Clinical and radiological variables and their associations with the different allergy groups were evaluated as part of the analysis. MS disease activity was assessed by evaluating the cumulative number of attacks over the disease course and by new gadolinium-enhancing lesions that were detected by MRI.

“Overall, we found that patients with MS who had food allergies had a 38% increase in allergies when compared with the no allergy group, even after we controlled for appropriate covariates,” Dr. Chitnis says. Patients with food allergy had a 1.3 times significantly higher rate for cumulative number of attacks when compared with patients with no allergies (Table). This observed effect remained significant even after adjusting for possible confounders like sex, age at symptom onset, and disease category.

In addition, Dr.
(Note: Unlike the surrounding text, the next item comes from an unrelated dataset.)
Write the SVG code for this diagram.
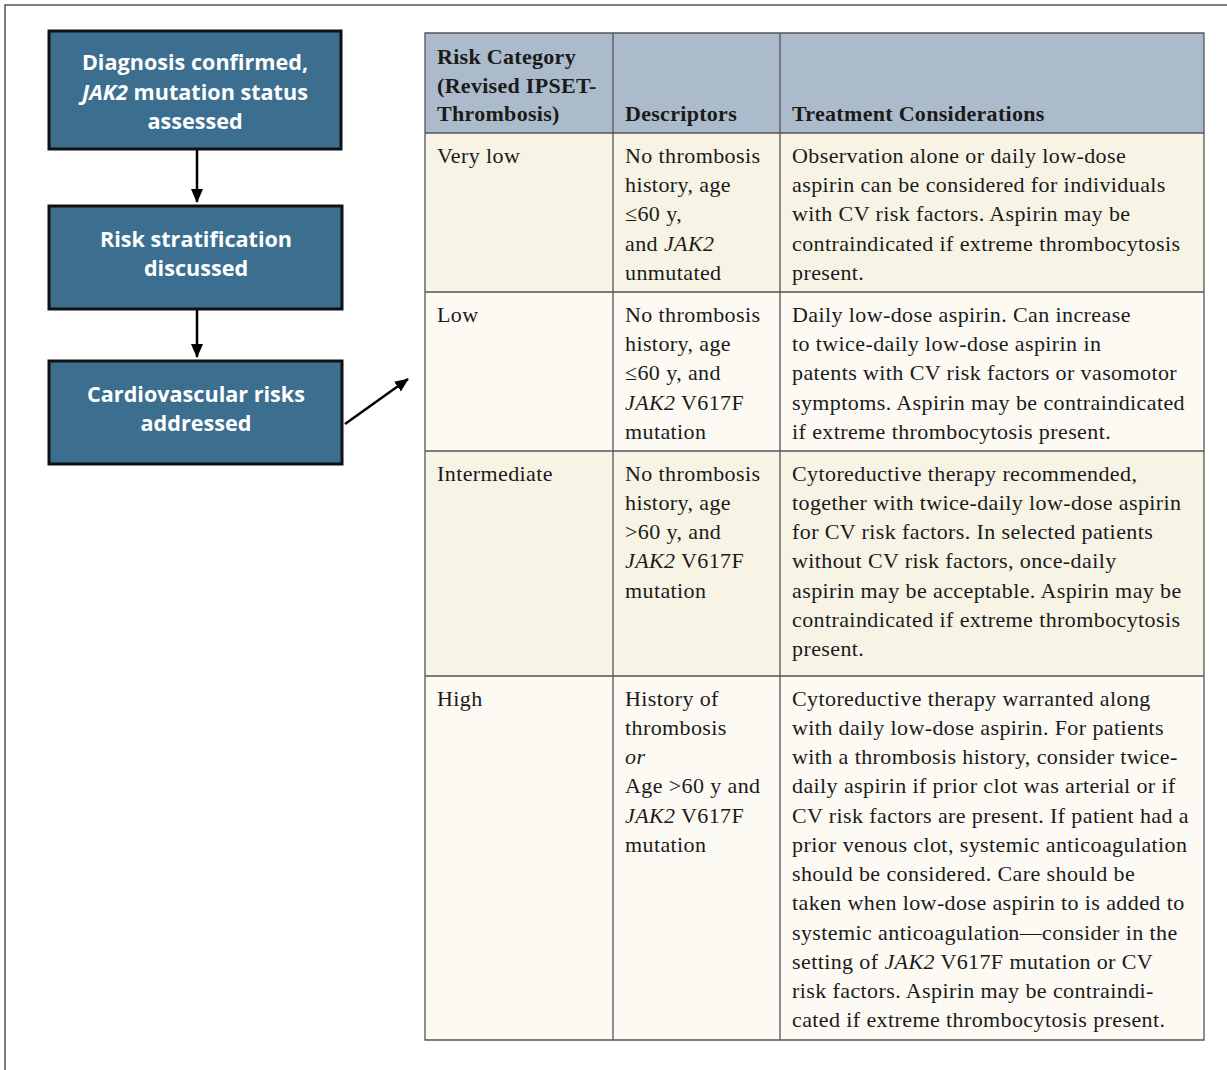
<svg xmlns="http://www.w3.org/2000/svg" width="1227" height="1070" viewBox="0 0 1227 1070">
<style>
.box{fill:#3c6e8f;stroke:#111;stroke-width:3}
.bt{font-family:"Open Sans","Liberation Sans",sans-serif;font-weight:bold;font-size:21.6px;fill:#fff;text-anchor:middle}
.t{font-family:"Liberation Serif",serif;font-size:22px;letter-spacing:0.4px;fill:#1a1a1a}
.h{font-family:"Liberation Serif",serif;font-size:22px;letter-spacing:0.3px;font-weight:bold;fill:#1a1a1a}
.i{font-style:italic}
.grid{stroke:#555;stroke-width:1.3;fill:none}
.conn{stroke:#000;stroke-width:2.5;fill:none}
</style>
<defs>
<marker id="ah" viewBox="0 0 14 12" refX="13" refY="6" markerWidth="14" markerHeight="12" orient="auto" markerUnits="userSpaceOnUse">
<path d="M0,0 L14,6 L0,12 z" fill="#000"/>
</marker>
</defs>
<rect width="1227" height="1070" fill="#fff"/>
<path d="M5,1070 V5 H1227" stroke="#555" stroke-width="1.5" fill="none"/>

<g id="node-diagnosis">
<rect class="box" x="49" y="31" width="292" height="118"/>
<text class="bt" x="195" y="70">Diagnosis confirmed,</text>
<text class="bt" x="195" y="100"><tspan font-style="italic">JAK2</tspan> mutation status</text>
<text class="bt" x="195" y="129">assessed</text>
</g>
<g id="node-risk">
<rect class="box" x="49" y="206" width="293" height="103"/>
<text class="bt" x="196" y="247">Risk stratification</text>
<text class="bt" x="196" y="276">discussed</text>
</g>
<g id="node-cv">
<rect class="box" x="49" y="361" width="293" height="103"/>
<text class="bt" x="196" y="402">Cardiovascular risks</text>
<text class="bt" x="196" y="431">addressed</text>
</g>

<g id="connectors">
<line class="conn" x1="197" y1="150" x2="197" y2="202" marker-end="url(#ah)"/>
<line class="conn" x1="197" y1="310" x2="197" y2="357" marker-end="url(#ah)"/>
<line class="conn" x1="345" y1="424" x2="408" y2="379" marker-end="url(#ah)"/>
</g>

<g id="table">
<rect x="425" y="33" width="779" height="100" fill="#abbbcb"/>
<rect x="425" y="133" width="779" height="159" fill="#f7f4e5"/>
<rect x="425" y="292" width="779" height="159" fill="#fcfaf3"/>
<rect x="425" y="451" width="779" height="225" fill="#f7f4e5"/>
<rect x="425" y="676" width="779" height="364" fill="#fcfaf3"/>
<path class="grid" d="M425,33 H1204 V1040 H425 Z M613,33 V1040 M780,33 V1040 M425,133 H1204 M425,292 H1204 M425,451 H1204 M425,676 H1204"/>

<text class="h" x="437" y="64">Risk Category</text>
<text class="h" x="437" y="93">(Revised IPSET-</text>
<text class="h" x="437" y="121">Thrombosis)</text>
<text class="h" x="625" y="121">Descriptors</text>
<text class="h" x="792" y="121">Treatment Considerations</text>

<text class="t" x="437" y="163">Very low</text>
<text class="t" x="625" y="163">No thrombosis</text>
<text class="t" x="625" y="192">history, age</text>
<text class="t" x="625" y="221">≤60 y,</text>
<text class="t" x="625" y="251">and <tspan class="i">JAK2</tspan></text>
<text class="t" x="625" y="280">unmutated</text>
<text class="t" x="792" y="163">Observation alone or daily low-dose</text>
<text class="t" x="792" y="192">aspirin can be considered for individuals</text>
<text class="t" x="792" y="221">with CV risk factors. Aspirin may be</text>
<text class="t" x="792" y="251">contraindicated if extreme thrombocytosis</text>
<text class="t" x="792" y="280">present.</text>

<text class="t" x="437" y="322">Low</text>
<text class="t" x="625" y="322">No thrombosis</text>
<text class="t" x="625" y="351">history, age</text>
<text class="t" x="625" y="380">≤60 y, and</text>
<text class="t" x="625" y="410"><tspan class="i">JAK2</tspan> V617F</text>
<text class="t" x="625" y="439">mutation</text>
<text class="t" x="792" y="322">Daily low-dose aspirin. Can increase</text>
<text class="t" x="792" y="351">to twice-daily low-dose aspirin in</text>
<text class="t" x="792" y="380">patents with CV risk factors or vasomotor</text>
<text class="t" x="792" y="410">symptoms. Aspirin may be contraindicated</text>
<text class="t" x="792" y="439">if extreme thrombocytosis present.</text>

<text class="t" x="437" y="481">Intermediate</text>
<text class="t" x="625" y="481">No thrombosis</text>
<text class="t" x="625" y="510">history, age</text>
<text class="t" x="625" y="539">&gt;60 y, and</text>
<text class="t" x="625" y="568"><tspan class="i">JAK2</tspan> V617F</text>
<text class="t" x="625" y="598">mutation</text>
<text class="t" x="792" y="481">Cytoreductive therapy recommended,</text>
<text class="t" x="792" y="510">together with twice-daily low-dose aspirin</text>
<text class="t" x="792" y="539">for CV risk factors. In selected patients</text>
<text class="t" x="792" y="568">without CV risk factors, once-daily</text>
<text class="t" x="792" y="598">aspirin may be acceptable. Aspirin may be</text>
<text class="t" x="792" y="627">contraindicated if extreme thrombocytosis</text>
<text class="t" x="792" y="656">present.</text>

<text class="t" x="437" y="706">High</text>
<text class="t" x="625" y="706">History of</text>
<text class="t" x="625" y="735">thrombosis</text>
<text class="t i" x="625" y="764">or</text>
<text class="t" x="625" y="793">Age &gt;60 y and</text>
<text class="t" x="625" y="823"><tspan class="i">JAK2</tspan> V617F</text>
<text class="t" x="625" y="852">mutation</text>
<text class="t" x="792" y="706">Cytoreductive therapy warranted along</text>
<text class="t" x="792" y="735">with daily low-dose aspirin. For patients</text>
<text class="t" x="792" y="764">with a thrombosis history, consider twice-</text>
<text class="t" x="792" y="793">daily aspirin if prior clot was arterial or if</text>
<text class="t" x="792" y="823">CV risk factors are present. If patient had a</text>
<text class="t" x="792" y="852">prior venous clot, systemic anticoagulation</text>
<text class="t" x="792" y="881">should be considered. Care should be</text>
<text class="t" x="792" y="910">taken when low-dose aspirin to is added to</text>
<text class="t" x="792" y="940">systemic anticoagulation—consider in the</text>
<text class="t" x="792" y="969">setting of <tspan class="i">JAK2</tspan> V617F mutation or CV</text>
<text class="t" x="792" y="998">risk factors. Aspirin may be contraindi-</text>
<text class="t" x="792" y="1027">cated if extreme thrombocytosis present.</text>
</g>
</svg>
Chitnis says patients with food allergies demonstrated a 2.5 times higher likelihood of having a gadolinium-enhancing lesion on their brain MRI. In this regard, the environmental allergy and drug allergy groups did not exhibit major differences when compared with the group that had no reported allergies.


Examining the Implications

The effects of allergy on the disease course of MS may have important biological and therapeutic implications. Dr. Chitnis suggests that the association between food allergy and MS disease activity highlights an important role for the gut, which has been shown to have an impact in immunity and inflammation. “Our findings point to a role of food allergy in the causation of new relapse activity in patients with MS,” she says. “Our findings indicate that food allergies may trigger or exacerbate immune mechanisms related to the gut, which in turn increase the risk of MS relapses.”

While the findings currently have limited clinical actionability, there is optimism about the potential translational significance of this research. This research opens a new way of thinking about the immune mechanisms in MS. “We are currently conducting studies to confirm findings from our investigation and to better understand the underlying biological mechanisms of MS by analyzing blood biomarkers of allergy,” says Dr. Chitnis. These insights could lead to new therapeutic and preventative strategies for MS, according to the study. In the meantime, Dr. Chitnis recommends clinicians counsel their patients with MS who have food allergies on preventing or reducing exposures to offending foods.